I'd love to read comments, notes, and opinions about my recording.
Thank you!


----------



## clavichorder (May 2, 2011)

Nice performance! I was struck by the delicacy of your phrasing at times and you got the dynamics down so its very pleasing to listen to. And excellent stamina, you carried it all the way through while maintaining good phrasing. If this isn't talent that could one day be professional, I might as well give up hope on myself right now!

If I'm to be super critical, there is room for improvement in the overall interpretation concerning the architecture of the piece, with regards to the development section, it wants a little something to hold it together, but for person your age, I don't think I've heard a better performance of that piece.


----------



## Polednice (Sep 13, 2009)

It's certainly an impressive performance, although I think you pushed a little too hard, especially with the tempo. If you held back even slightly, a wealth of extra detail would come forward. Think of it more as a poetic depiction of a tempest than a piano in a storm.


----------



## clavichorder (May 2, 2011)

^^it is true that maybe a little slower of a tempo might help to explore better the depths of the development section.


----------



## matanfishov (Jun 7, 2011)

Thank you! I took the comments to my attention.
I'd like to get responses from others.


----------



## clavichorder (May 2, 2011)

Bump.

That way maybe more people will look at this thread, your performance deserves more comment. Also, you might try posting it in a different, more specific section.


----------



## Krummhorn (Feb 18, 2007)

clavichorder said:


> Bump.
> 
> That way maybe more people will look at this thread, your performance deserves more comment. Also, you might try posting it in a different, more specific section.

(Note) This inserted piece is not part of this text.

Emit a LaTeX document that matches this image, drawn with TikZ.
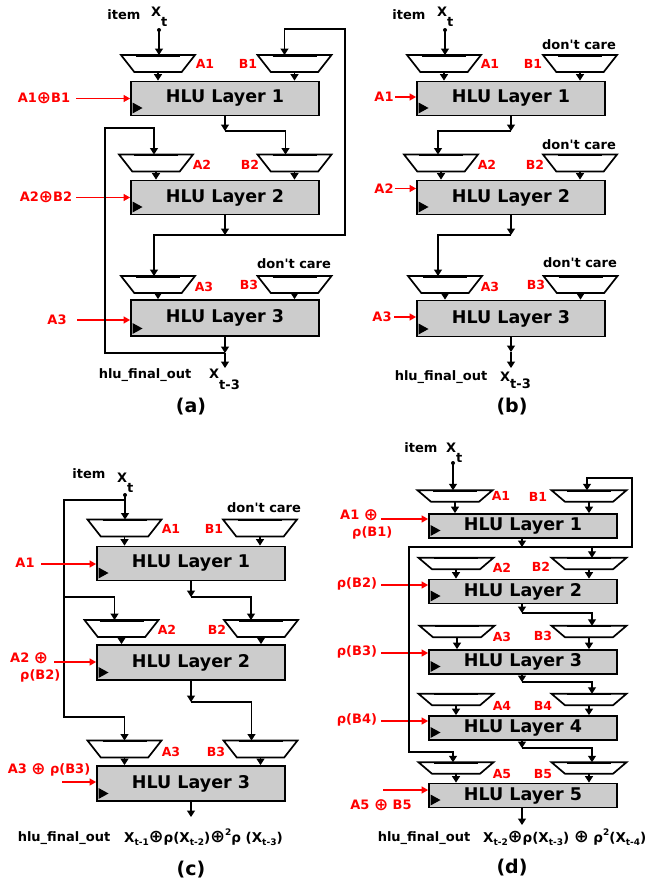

Erm, we would rather not see this happen ... when identical threads are created in different areas around the forum, the conversation gets horribly fragmented. Let's please keep to one thread per different YouTube vid.

Thanks


----------



## clavichorder (May 2, 2011)

Krummhorn said:


> Erm, we would rather not see this happen ... when identical threads are created in different areas around the forum, the conversation gets horribly fragmented. Let's please keep to one thread per different YouTube vid.
> 
> Thanks


My mistake, I didn't mean for him to post it in three different places, its just that I thought it might be best located in the performance section instead of the general discussion section.


----------